I don’t understand as bins are wide / have width, how do I normalize? I am a bit lost, but I feel that this would be what I want to do, really.
… I will try the Gaussian2D that is easy enough tho. Thank you for that!

moneta · June 28, 2023, 8:12pm

It is easier throwing random number and it should be faster if you use N less than nbin^2

Lorenzo

ferhue · June 29, 2023, 5:38pm

This should do the job. You just need to take care of normalizing correctly the area / amplitude (integral of counts per beamlet).

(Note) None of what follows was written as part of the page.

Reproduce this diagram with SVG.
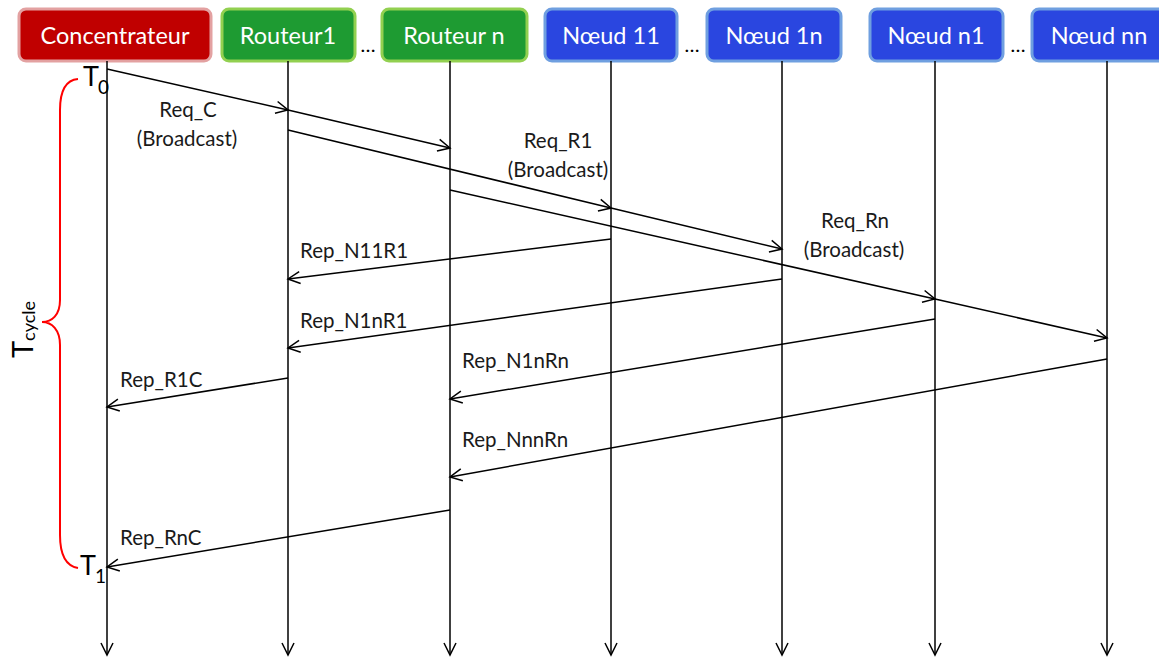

TF2* f2 = new TF2("f2","bigaus");
Double_t meanX = -3;
Double_t sigmaX = 0.2;
Double_t meanY = 5;
Double_t sigmaY = 0.5;
Double_t correlation = 0.01;
Double_t amplitude = 1; // Change this with Area/sqrt(2pi sigmax sigmay) to normalize to Area. You can also divide by binWidthX*binWidthY if you want a density
f2->SetParameters(amplitude,meanX,sigmaX,meanY,sigmaY,correlation);// “const”, “meanx”, “sigmax”, “meany”, “sigmay”, “correlation”
Double_t maxSigmaFactor = 3; // stop after +/-3*sigma
TH2F* h2 = new TH2F("h2", "h2", 500, -10, 10, 500, -5, 8);
Int_t startX = h2->GetXaxis()->FindBin(meanX - maxSigmaFactor * sigmaX);
Int_t endX = h2->GetXaxis()->FindBin(meanX + maxSigmaFactor * sigmaX);
Int_t startY = h2->GetYaxis()->FindBin(meanY - maxSigmaFactor * sigmaY);
Int_t endY = h2->GetYaxis()->FindBin(meanY + maxSigmaFactor * sigmaY);

for(Int_t i = std::max(1,startX); i<=std::min(h2->GetNbinsX(),endX); ++i)
    for(Int_t j = std::max(1,startY); j<=std::min(h2->GetNbinsY(),endY); ++j)
        h2->SetBinContent(i,j,f2->Eval(h2->GetXaxis()->GetBinCenter(i), h2->GetYaxis()->GetBinCenter(j)));
auto c = new TCanvas();
h2->Draw("COLZ");

Gramotey · June 29, 2023, 9:39pm

Oh my, I see what is going on! Thank you @ferhue
Wow!
… now I am quite compelled to provide you with a generous amount of your favorite drink (beer etc.) we need to have the "buy a " functionality here haha

I really do appreciate all your help! Thank you!

system · July 13, 2023, 9:39pm

This topic was automatically closed 14 days after the last reply. New replies are no longer allowed.